__What to do__: Leave the pictures out and retype the lines from the beginning through the line with "1.90, 1.95, 2.01];", both ends included.

[Rows from a dataset of charts and code]
::::::

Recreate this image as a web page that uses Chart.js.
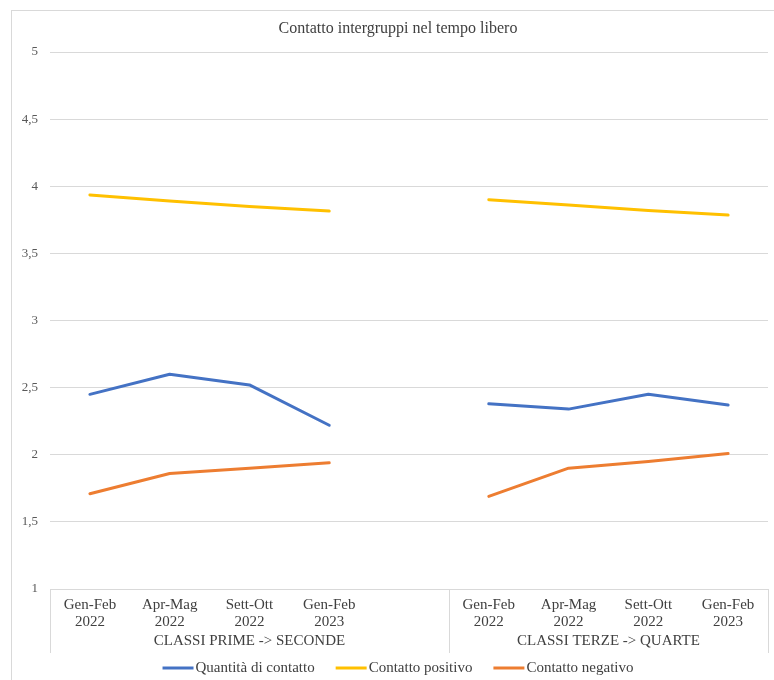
<!DOCTYPE html>
<html lang="it">
<head>
<meta charset="utf-8">
<title>Contatto intergruppi nel tempo libero</title>
<script src="https://cdn.jsdelivr.net/npm/chart.js@4/dist/chart.umd.min.js"></script>
<style>
  html, body { margin: 0; padding: 0; background: #ffffff; }
  #wrap { width: 774px; height: 680px; }
</style>
</head>
<body>
<div id="wrap"><canvas id="chart" width="774" height="680"></canvas></div>
<script>
// Titolo e gruppi di classi
const chartTitle = 'Contatto intergruppi nel tempo libero';
const groupNames = ['CLASSI PRIME -> SECONDE', 'CLASSI TERZE -> QUARTE'];

// Periodi di rilevazione (ripetuti per ciascun gruppo)
const periods = ['Gen-Feb', 'Apr-Mag', 'Sett-Ott', 'Gen-Feb'];
const years   = ['2022', '2022', '2022', '2023'];

// Medie per gruppo: primi quattro valori = prime -> seconde, ultimi quattro = terze -> quarte
const quantitaPrime  = [2.45, 2.60, 2.52, 2.22];
const quantitaTerze  = [2.38, 2.34, 2.45, 2.37];
const positivoPrime  = [3.935, 3.89, 3.85, 3.815];
const positivoTerze  = [3.90, 3.86, 3.82, 3.785];
const negativoPrime  = [1.71, 1.86, 1.90, 1.94];
const negativoTerze  = [1.69, 1.90, 1.95, 2.01];

// Scala dell'asse verticale
const yMin = 1, yMax = 5, yStep = 0.5;

// Etichette: i due gruppi separati da una categoria vuota
const periodLabels = periods.map((p, i) => [p, years[i]]);
const labels = [...periodLabels, '', ...periodLabels];
const joinGroups = (a, b) => [...a, null, ...b];

const SERIF = '"Liberation Serif", "Times New Roman", serif';
const TEXT = '#404040';
const GRID = '#d9d9d9';

const frame = {
  id: 'frame',
  beforeDraw(chart) {
    const ctx = chart.ctx;
    ctx.save();
    ctx.strokeStyle = GRID;
    ctx.lineWidth = 1;
    ctx.strokeRect(11.5, 10.5, 790, 700);
    ctx.restore();
  },
  afterDraw(chart) {
    const ctx = chart.ctx;
    const area = chart.chartArea;
    const x = chart.scales.x;
    const cx = 398;

    ctx.save();
    // titolo
    ctx.fillStyle = TEXT;
    ctx.font = '16px ' + SERIF;
    ctx.textAlign = 'center';
    ctx.textBaseline = 'middle';
    ctx.fillText(chartTitle, cx, 29);

    // separatori dei gruppi sotto l'asse
    const split = (x.getPixelForValue(4) + x.getPixelForValue(5)) / 2;
    const bounds = [area.left, split, area.right];
    ctx.strokeStyle = GRID;
    ctx.lineWidth = 1;
    bounds.forEach(b => {
      const px = Math.round(b) + 0.5;
      ctx.beginPath();
      ctx.moveTo(px, area.bottom);
      ctx.lineTo(px, area.bottom + 64);
      ctx.stroke();
    });

    // nomi dei gruppi
    ctx.fillStyle = TEXT;
    ctx.font = '15px ' + SERIF;
    ctx.fillText(groupNames[0], (bounds[0] + bounds[1]) / 2, area.bottom + 52);
    ctx.fillText(groupNames[1], (bounds[1] + bounds[2]) / 2, area.bottom + 52);

    // legenda
    const lineLen = 31, gapText = 2, gapItem = 21;
    const items = chart.data.datasets.map(ds => ({
      text: ds.label, color: ds.borderColor, w: ctx.measureText(ds.label).width
    }));
    const total = items.reduce((s, it) => s + lineLen + gapText + it.w, 0) + gapItem * (items.length - 1);
    let lx = cx - total / 2;
    const ly = 668;
    ctx.textAlign = 'left';
    items.forEach(it => {
      ctx.strokeStyle = it.color;
      ctx.lineWidth = 3;
      ctx.beginPath();
      ctx.moveTo(lx, ly);
      ctx.lineTo(lx + lineLen, ly);
      ctx.stroke();
      ctx.fillStyle = TEXT;
      ctx.fillText(it.text, lx + lineLen + gapText, ly);
      lx += lineLen + gapText + it.w + gapItem;
    });
    ctx.restore();
  }
};

const lineStyle = {
  borderWidth: 3,
  pointRadius: 0,
  pointHoverRadius: 0,
  tension: 0,
  borderCapStyle: 'round',
  borderJoinStyle: 'round',
  spanGaps: false,
  fill: false
};

new Chart(document.getElementById('chart'), {
  type: 'line',
  data: {
    labels,
    datasets: [
      { label: 'Quantità di contatto', data: joinGroups(quantitaPrime, quantitaTerze), borderColor: '#4472C4', backgroundColor: '#4472C4', ...lineStyle },
      { label: 'Contatto positivo',    data: joinGroups(positivoPrime, positivoTerze), borderColor: '#FFC000', backgroundColor: '#FFC000', ...lineStyle },
      { label: 'Contatto negativo',    data: joinGroups(negativoPrime, negativoTerze), borderColor: '#ED7D31', backgroundColor: '#ED7D31', ...lineStyle }
    ]
  },
  options: {
    responsive: false,
    animation: false,
    devicePixelRatio: 1,
    layout: { padding: { top: 52, right: 6, bottom: 0, left: 0 } },
    plugins: {
      legend: { display: false },
      title: { display: false },
      tooltip: { enabled: false }
    },
    scales: {
      x: {
        type: 'category',
        offset: true,
        grid: { display: false, drawTicks: false },
        border: { display: true, color: GRID, width: 1 },
        ticks: {
          autoSkip: false,
          maxRotation: 0,
          minRotation: 0,
          padding: 8,
          color: TEXT,
          font: { family: SERIF, size: 15, lineHeight: 1.1 }
        },
        afterFit(scale) { scale.height = 91; }
      },
      y: {
        min: yMin,
        max: yMax,
        grid: { color: GRID, lineWidth: 1, drawTicks: false },
        border: { display: false },
        ticks: {
          stepSize: yStep,
          padding: 12,
          color: '#595959',
          font: { family: SERIF, size: 13 },
          callback: v => String(v).replace('.', ',')
        },
        afterFit(scale) { scale.width = 50; }
      }
    }
  },
  plugins: [frame]
});
</script>
</body>
</html>
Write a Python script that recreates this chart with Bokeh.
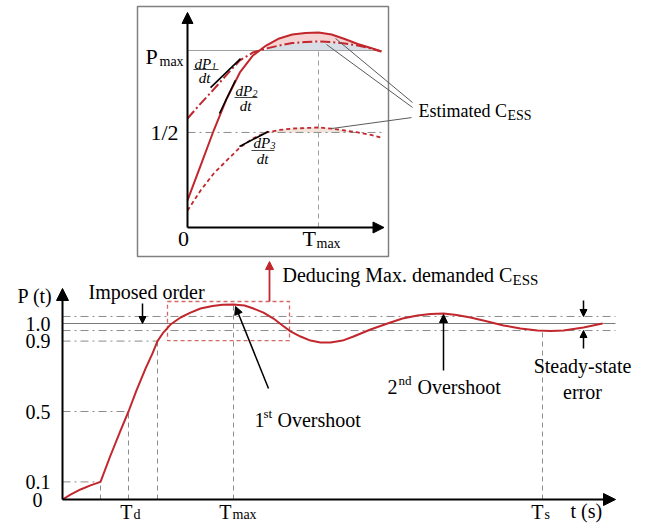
from bokeh.plotting import figure
from bokeh.models import Range1d, Arrow, NormalHead
from bokeh.core.properties import value
from bokeh.embed import file_html
from bokeh.resources import INLINE

# ---------------- data: main step response P(t) ----------------
t_main = [0.0, 0.16, 0.36, 0.56, 0.76, 0.96, 1.16, 1.32, 1.48, 1.66, 1.80, 1.90,
          2.02, 2.16, 2.36, 2.56, 2.76, 3.00, 3.20, 3.42, 3.64, 3.82, 4.02, 4.22,
          4.40, 4.56, 4.76, 4.96, 5.16, 5.36, 5.60, 5.82, 6.16, 6.50, 6.80, 7.10,
          7.36, 7.62, 7.88, 8.16, 8.50, 8.82, 9.16, 9.50, 9.76, 10.02, 10.42, 10.80]
p_main = [0.0, 0.028, 0.057, 0.080, 0.10, 0.25, 0.392, 0.50, 0.62, 0.744, 0.83, 0.90,
          0.95, 0.994, 1.034, 1.062, 1.085, 1.099, 1.106, 1.108, 1.102, 1.085, 1.062, 1.028,
          0.989, 0.955, 0.926, 0.903, 0.892, 0.892, 0.903, 0.926, 0.966, 1.0, 1.028, 1.045,
          1.054, 1.057, 1.048, 1.034, 1.011, 0.989, 0.972, 0.960, 0.957, 0.960, 0.977, 1.0]

level_vals = [0.1, 0.5, 0.9]          # dash-dot guide levels
level_t = [0.76, 1.32, 1.90]          # where the curve reaches them
p_ref = 1.0
band_hi, band_lo = 1.04, 0.96
T_d, T_max, T_s = 1.32, 3.42, 9.60
p_peak, p_at_ts = 1.108, 0.96
t_axis_end, p_axis_end = 11.06, 1.199
y_tick_vals = [0.0, 0.1, 0.5, 0.9, 1.0]
y_tick_labels = ["0", "0.1", "0.5", "0.9", "1.0"]

# ---------------- data: inset (normalised, Tmax = 1, Pmax = 1) ----------------
t_in = [0.0, 0.1, 0.2, 0.3, 0.4, 0.5, 0.6, 0.7, 0.8, 0.9, 1.0, 1.1, 1.2, 1.3, 1.4, 1.48]
p1_in = [0.616, 0.70, 0.78, 0.864, 0.944, 0.989, 1.011, 1.028, 1.042, 1.048, 1.051,
         1.048, 1.040, 1.028, 1.011, 0.994]
p2_in = [0.153, 0.350, 0.548, 0.729, 0.876, 0.972, 1.028, 1.068, 1.090, 1.099, 1.102,
         1.090, 1.065, 1.037, 1.014, 0.994]
p3_in = [0.096, 0.209, 0.305, 0.379, 0.452, 0.503, 0.537, 0.551, 0.559, 0.562, 0.565,
         0.559, 0.548, 0.537, 0.523, 0.508]
p_max_in, p_half_in = 1.0, 0.537
tan_t0 = [0.176, 0.244, 0.397]
tan_t1 = [0.405, 0.366, 0.618]
tan_p0 = [0.79, 0.644, 0.458]
tan_p1 = [0.954, 0.831, 0.542]

# ---------------- layout ----------------
RED = "#c1272d"
GRAY = "#8c8c8c"
FONT = value("Liberation Serif")
W, H, OX, OY = 646, 524, 0, 0
M_X0, M_Y0, M_SX, M_SY = 62, 499, 50, 176
I_X0, I_Y0, I_SX, I_SY = 187, 227, 131, 177


def xr(x0, sx):
    return Range1d(start=(OX - x0) / sx, end=(OX + W - x0) / sx)


def yr(y0, sy):
    return Range1d(start=(y0 - (OY + H)) / sy, end=(y0 - OY) / sy)


p = figure(width=W, height=H, output_backend="svg", toolbar_location=None, tools="",
           x_range=Range1d(OX, OX + W), y_range=Range1d(OY + H, OY),
           x_axis_location=None, y_axis_location=None, min_border=0,
           outline_line_color=None, background_fill_color="white",
           border_fill_color="white")
p.grid.visible = False
p.extra_x_ranges = {"mt": xr(M_X0, M_SX), "it": xr(I_X0, I_SX)}
p.extra_y_ranges = {"mp": yr(M_Y0, M_SY), "ip": yr(I_Y0, I_SY)}
M = dict(x_range_name="mt", y_range_name="mp")
I = dict(x_range_name="it", y_range_name="ip")


def txt(x, y, s, size=20, align="left", style="normal", xrn="default", yrn="default",
        xoff=0, yoff=0, color="black"):
    p.text(x=[x], y=[y], text=[s], text_font=FONT, text_font_size=f"{size}px",
           text_align=align, text_baseline="middle", text_font_style=style,
           text_color=color, x_offset=xoff, y_offset=yoff,
           x_range_name=xrn, y_range_name=yrn)


def arrow(x0, y0, x1, y1, rng, size=8, color="black", width=1.5):
    p.add_layout(Arrow(end=NormalHead(size=size, fill_color=color, line_color=color),
                       x_start=x0, y_start=y0, x_end=x1, y_end=y1,
                       line_color=color, line_width=width, **rng))


# ================= main chart =================
p.segment(x0=[0] * 3, y0=level_vals, x1=level_t, y1=level_vals, line_color=GRAY,
          line_width=1, line_dash="8 4 2 4", **M)
p.segment(x0=[0, 0], y0=[band_hi, band_lo], x1=[t_axis_end] * 2, y1=[band_hi, band_lo],
          line_color=GRAY, line_width=1, line_dash="8 4 2 4", **M)
p.segment(x0=[0], y0=[p_ref], x1=[t_axis_end], y1=[p_ref], line_color="#7a7a7a",
          line_width=1, **M)
vx = level_t + [T_max, T_s]
vy = level_vals + [p_peak, p_at_ts]
p.segment(x0=vx, y0=[0] * 5, x1=vx, y1=vy, line_color=GRAY, line_width=1,
          line_dash="5 4", **M)

# dashed box around first overshoot
p.quad(left=2.10, right=4.54, bottom=0.903, top=1.125, fill_color=None,
       line_color="#d26a6a", line_width=1.3, line_dash="4 3", **M)

# curve
p.line(t_main, p_main, line_color=RED, line_width=2, line_join="round", **M)

# axes
arrow(0, 0, 0, p_axis_end, M, size=12, width=2)
arrow(0, 0, t_axis_end, 0, M, size=12, width=2)

# annotation arrows
arrow(1.60, 1.114, 1.60, p_ref, M, size=7)
arrow(4.12, 0.631, 3.46, 1.097, M, size=8)
arrow(7.62, 0.733, 7.62, 1.051, M, size=8)
arrow(10.42, 1.131, 10.42, band_hi, M, size=7)
arrow(10.42, 0.858, 10.42, band_lo, M, size=7)
arrow(4.14, 1.125, 4.14, 1.352, M, size=8, color=RED, width=1.8)

# tick labels
for v, lab, xx in zip(y_tick_vals, y_tick_labels, [42, 50, 50, 50, 50]):
    txt(xx, v, lab, align="right", yrn="mp")
txt(17, 295, "P (t)")
txt(T_d, 511, "T", align="right", xrn="mt", xoff=4)
txt(T_d, 514, "d", size=14, xrn="mt", xoff=5)
txt(T_max, 511, "T", align="right", xrn="mt", xoff=-2)
txt(T_max, 514, "max", size=14, xrn="mt", xoff=-1)
txt(T_s, 511, "T", align="right", xrn="mt", xoff=1)
txt(T_s, 514, "s", size=14, xrn="mt", xoff=2)
txt(570, 510, "t (s)")

txt(88, 291, "Imposed order")
txt(282, 274, "Deducing Max. demanded C")
txt(512, 279, "ESS", size=15)
txt(254, 419, "1")
txt(263, 413, "st", size=13)
txt(277, 419, "Overshoot")
txt(387, 386, "2")
txt(398, 380, "nd", size=13)
txt(417, 386, "Overshoot")
txt(582, 365, "Steady-state", align="center")
txt(582, 391, "error", align="center")

# ================= inset =================
p.quad(left=137, right=388, top=6, bottom=256, fill_color=None, line_color="#808080",
       line_width=1.5)

p.varea(x=t_in[6:], y1=p1_in[6:], y2=p2_in[6:], fill_color="#f6d3d3", **I)
p.varea(x=t_in[6:15], y1=[p_max_in] * 9, y2=p1_in[6:15], fill_color="#d8dee6", **I)
p.varea(x=t_in[6:14], y1=[p_half_in] * 8, y2=p3_in[6:14], fill_color="#f2e4da", **I)

p.segment(x0=[0], y0=[p_max_in], x1=[1.48], y1=[p_max_in], line_color="#a0a0a0",
          line_width=1, **I)
p.segment(x0=[0], y0=[p_half_in], x1=[1.50], y1=[p_half_in], line_color=GRAY,
          line_width=1, line_dash="8 4 2 4", **I)
p.segment(x0=[1.0], y0=[0], x1=[1.0], y1=[p_max_in], line_color="#a0a0a0",
          line_width=1, line_dash="5 4", **I)

p.line(t_in, p2_in, line_color=RED, line_width=2, **I)
p.line(t_in, p1_in, line_color=RED, line_width=2, line_dash="10 3 2 3", **I)
p.line(t_in, p3_in, line_color=RED, line_width=1.8, line_dash="4 3", **I)

p.segment(x0=tan_t0, y0=tan_p0, x1=tan_t1, y1=tan_p1, line_color="black",
          line_width=1.6, **I)

arrow(0, 0, 0, 1.215, I, size=11, width=2)
arrow(0, 0, 1.50, 0, I, size=11, width=2)

# leader lines to "Estimated C_ESS"
p.segment(x0=[1.13, 1.061, 1.099], y0=[1.068, 1.034, 0.559],
          x1=[1.718, 1.718, 1.710], y1=[0.706, 0.678, 0.621],
          line_color="#5a5a5a", line_width=1, **I)
txt(418, 110, "Estimated C", size=18)
txt(507, 115, "ESS", size=14)

# inset labels
txt(145, 56, "P", size=22)
txt(159, 61, "max", size=14)
txt(178, p_half_in, "1/2", size=22, align="right", yrn="ip")
txt(183, 238, "0", size=22, align="center")
txt(302, 238, "T", size=22)
txt(316, 243, "max", size=14)

# derivative fractions
for (xl, yn, num, sub, bar0, bar1, ybar, xc, yd) in [
        (194, 63, "dP", "1", 193, 218, 69, 204, 77),
        (235, 90, "dP", "2", 234, 257, 97, 245, 105),
        (253, 142, "dP", "3", 251, 274, 150, 262, 158)]:
    txt(xl, yn, num, size=15, style="italic")
    txt(xl + 17, yn + 3, sub, size=10, style="italic")
    p.segment(x0=[bar0], y0=[ybar], x1=[bar1], y1=[ybar], line_color="#444444",
              line_width=1)
    txt(xc, yd, "dt", size=15, style="italic", align="center")

open("out.html", "w").write(file_html(p, INLINE))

::::::

__Task solution__:
Recreate this image as a web page that uses Chart.js.
<!DOCTYPE html>
<html lang="it">
<head>
<meta charset="utf-8">
<title>Contatto intergruppi nel tempo libero</title>
<script src="https://cdn.jsdelivr.net/npm/chart.js@4/dist/chart.umd.min.js"></script>
<style>
  html, body { margin: 0; padding: 0; background: #ffffff; }
  #wrap { width: 774px; height: 680px; }
</style>
</head>
<body>
<div id="wrap"><canvas id="chart" width="774" height="680"></canvas></div>
<script>
// Titolo e gruppi di classi
const chartTitle = 'Contatto intergruppi nel tempo libero';
const groupNames = ['CLASSI PRIME -> SECONDE', 'CLASSI TERZE -> QUARTE'];

// Periodi di rilevazione (ripetuti per ciascun gruppo)
const periods = ['Gen-Feb', 'Apr-Mag', 'Sett-Ott', 'Gen-Feb'];
const years   = ['2022', '2022', '2022', '2023'];

// Medie per gruppo: primi quattro valori = prime -> seconde, ultimi quattro = terze -> quarte
const quantitaPrime  = [2.45, 2.60, 2.52, 2.22];
const quantitaTerze  = [2.38, 2.34, 2.45, 2.37];
const positivoPrime  = [3.935, 3.89, 3.85, 3.815];
const positivoTerze  = [3.90, 3.86, 3.82, 3.785];
const negativoPrime  = [1.71, 1.86, 1.90, 1.94];
const negativoTerze  = [1.69, 1.90, 1.95, 2.01];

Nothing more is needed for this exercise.